Catholic Church in Poland Unveils 18th Century Blood Libel Painting

On Thursday for the Catholic Church‘s Int’l Day of Judaism, a controversial picture was uncovered to expose realities of the church’s anti-Semitic past.

By Ari Yashar

 

The Catholic Church of Poland unveiled a painting on Thursday that had been kept hidden since 2006, after protests from both Catholics and Jews opposed the depiction of Jews murdering Christian children in the classic anti-Semitic blood libel trope.

The painting, an 18th century CE work by Italian painter Charles de Prevot called “Mord Rytualny (Ritual Murder),” has been mounted on a wall at the cathedral in Sandomierz but hidden behind a red curtain for the past 8 years due to its contents.

For the Catholic Church’s international Day of Judaism, it was decided the painting should be shown to clarify the dark history of anti-Semitism.

A plaque next to the painting, prepared by the  Polish Episcopal Conference’s Committee for Dialogue with Judaism, explains how Jews did not commit “ritual murder” because it is forbidden by Judaism, reports the Polish daily Gazeta.

Poland’s Chief Rabbi Michael Schudrich supported the unveiling.

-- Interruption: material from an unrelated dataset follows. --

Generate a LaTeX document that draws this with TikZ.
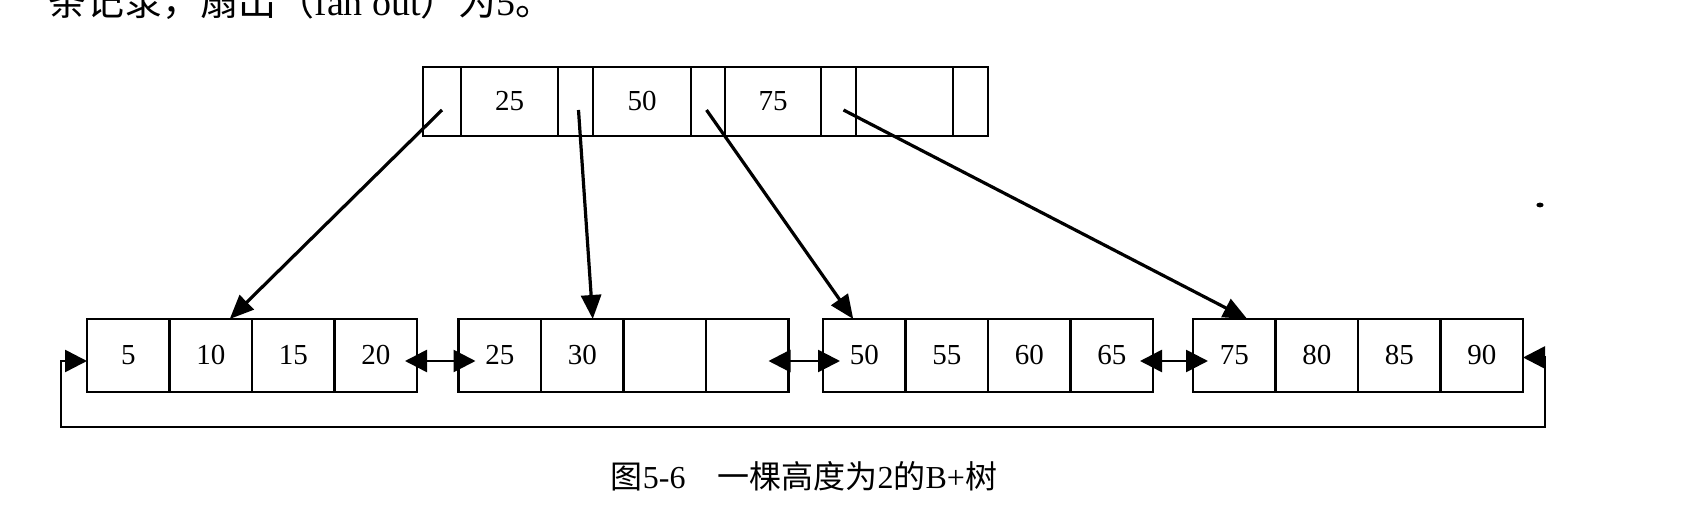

“It had a damaging place in history, it had a murderous place in history,” Rabbi Schudrich told AFP. “You know, Jews were murdered after such accusations were made, but to cover it up I think is in some ways to forget or deny a painful past,”

The rabbi added “to uncover it, to show it publicly, is to show it for what it is: a lie, a falsification and something that no one believes in anymore.”

Unfortunately the blood libel is still alive and well in the Muslim world according to reports in 2013, where fabricated stories of Jews ritually killing non-Jewish children to use their blood in baking matzah for Passover still abound.

The painting is part of a series by the same artist depicting the “martyrdom” of Christians, in a set of pictures portraying graphically brutal images of torture and murder by pagans.

Poland, which had the largest European Jewish community before roughly 90% of the country’s over 3 million Jews were murdered in the Holocaust, has been arguing about its history lately.

Last Friday, the country’s opposition proposed a bill banning the use of the term “Polish Death Camp” on pain of fines and jail time, claiming the term implies Polish responsibility for the camps.

Meanwhile a Polish municipal prosecutor ruled on Wednesday that Polish League soccer fans chanting “move on Jews,” “your home is at Auschwitz,” and “send you to the gas (chamber),” was not a racist criminal offense.

Rabbi Schudrich concluded “compared to…20 years ago, we’ve made tremendous strides, closening and deepening understanding and relations, and we still have a long way to go.”